郷田王将が次に保留する9筋の端歩を突けば
同形模様が盤上に描き出されますが。。
38手目△6五歩。
上図での持ち駒
▲深浦九段: 角
△郷田王将: 角
郷田王将は同形を拒否。
6筋の歩を突き合わせて、仕掛けを開始しました。。
49手目▲6七金右。
上図での持ち駒
▲深浦九段: 角、歩
△郷田王将: 角
6筋に続いて7筋でも歩を突き合わせた
郷田王将は飛車先の歩を切り、攻撃の下準備を
とんとん拍子で整えます。。
一方の深浦九段は
7筋の歩は取り込まずに、駒を高く組み上げ
一段高い位置に「矢倉囲い」を築きました。。
上図から次に、郷田王将が
自ら突き合わせた7筋の歩を取り込むと。。
(50手目△7六歩)
51手目▲2四歩。
上図での持ち駒
▲深浦九段: 角、歩
△郷田王将: 角、歩3
深浦九段は飛車先2筋の歩を突き合わせ
満を持して、反撃に転じました。

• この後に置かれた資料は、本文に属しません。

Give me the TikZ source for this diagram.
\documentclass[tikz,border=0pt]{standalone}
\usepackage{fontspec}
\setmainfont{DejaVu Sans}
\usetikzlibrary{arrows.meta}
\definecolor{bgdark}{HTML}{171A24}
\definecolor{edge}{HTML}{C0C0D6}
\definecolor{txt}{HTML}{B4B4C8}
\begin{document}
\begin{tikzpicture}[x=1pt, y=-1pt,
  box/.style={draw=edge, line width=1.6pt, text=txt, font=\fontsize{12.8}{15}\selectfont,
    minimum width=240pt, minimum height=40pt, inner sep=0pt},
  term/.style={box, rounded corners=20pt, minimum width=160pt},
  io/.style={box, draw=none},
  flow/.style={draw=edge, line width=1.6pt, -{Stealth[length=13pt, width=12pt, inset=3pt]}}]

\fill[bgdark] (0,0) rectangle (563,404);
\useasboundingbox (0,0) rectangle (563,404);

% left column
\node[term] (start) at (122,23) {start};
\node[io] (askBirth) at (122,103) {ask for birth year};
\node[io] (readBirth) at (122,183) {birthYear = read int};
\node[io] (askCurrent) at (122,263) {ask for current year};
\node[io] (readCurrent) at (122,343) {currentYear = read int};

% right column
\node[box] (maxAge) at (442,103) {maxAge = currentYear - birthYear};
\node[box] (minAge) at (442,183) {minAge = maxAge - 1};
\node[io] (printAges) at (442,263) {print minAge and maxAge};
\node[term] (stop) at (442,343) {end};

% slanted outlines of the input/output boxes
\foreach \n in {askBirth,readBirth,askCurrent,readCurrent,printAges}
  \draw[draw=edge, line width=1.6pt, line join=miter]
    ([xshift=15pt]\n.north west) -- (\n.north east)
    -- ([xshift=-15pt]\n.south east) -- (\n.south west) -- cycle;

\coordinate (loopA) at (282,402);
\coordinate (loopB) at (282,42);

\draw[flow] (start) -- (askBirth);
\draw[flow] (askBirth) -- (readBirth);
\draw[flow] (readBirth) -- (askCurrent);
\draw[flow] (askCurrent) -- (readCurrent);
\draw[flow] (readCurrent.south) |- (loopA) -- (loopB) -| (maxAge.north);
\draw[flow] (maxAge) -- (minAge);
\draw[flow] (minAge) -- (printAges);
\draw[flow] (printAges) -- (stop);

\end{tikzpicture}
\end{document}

。
郷田王将は△同歩と応じて、以下
▲7四歩~△4六角~▲6四角~△同角~▲同歩に
△4六角~▲7三歩成~下図60手目△3七角成と進行。
60手目△3七角成。
上図での持ち駒
▲深浦九段: 角、桂
△郷田王将: 桂、歩4
互いに妥協なく踏み込み
桂馬を取り合ってから、そのまま飛車取りへ。。
しかし、ここでの飛車交換は損とみて
深浦九段は次に飛車を1筋へと逃がします。。
(61手目▲1八飛)
この手みて
郷田九段も飛車を逃がしましたが(62手目△8一飛)
手番となった深浦九段は6筋に二枚目の「と」金を作り
歩との交換で金の捕獲に成功。。
71手目▲2三歩。
上図での持ち駒
▲深浦九段: 角、金、桂
△郷田王将: 桂、歩6
駒得してさらに手が伸びる
深浦九段は3筋を押し込んでから(69手目▲3四歩)
手にした一歩を2筋に垂らして嫌らしく拠点を作ります。
郷田王将は
覚悟を決めて△同金と応じますが(72手目)
深浦九段は次の瞬間、狙いの▲5二角を投入。。
77手目▲6五銀直。
上図での持ち駒
▲深浦九段: 金、桂
△郷田王将: 桂、歩7
後手陣を完全に崩してから銀を捌きに出る
理想的な展開で深浦九段が形勢を握りました。。
91手目▲5二銀。
上図での持ち駒
▲深浦九段: 金
△郷田王将: 銀、歩7
反撃も響きが薄く
苦しくなった郷田王将は上図の局面で
深浦九段の豪腕の前に玉の上部脱出の
道も断たれて、万事休す。。
「郷田王将-深浦九段」の棋譜中継はこちら
【 投了図・109手目▲4三飛成 】
投了図での持ち駒
▲深浦九段: 銀
△郷田王将: 角、金、銀、桂、歩8
それでもタイトルホルダーの面子にかけて
郷田王将は最後の最後まで粘り強く戦いますが
しかし、深浦九段の寄せは厳しく上図の局面をみて
無念の投了となりました。。
快心の勝利を飾った深浦九段は2回戦進出。
9月の四国大会で森内俊之九段と対戦します。。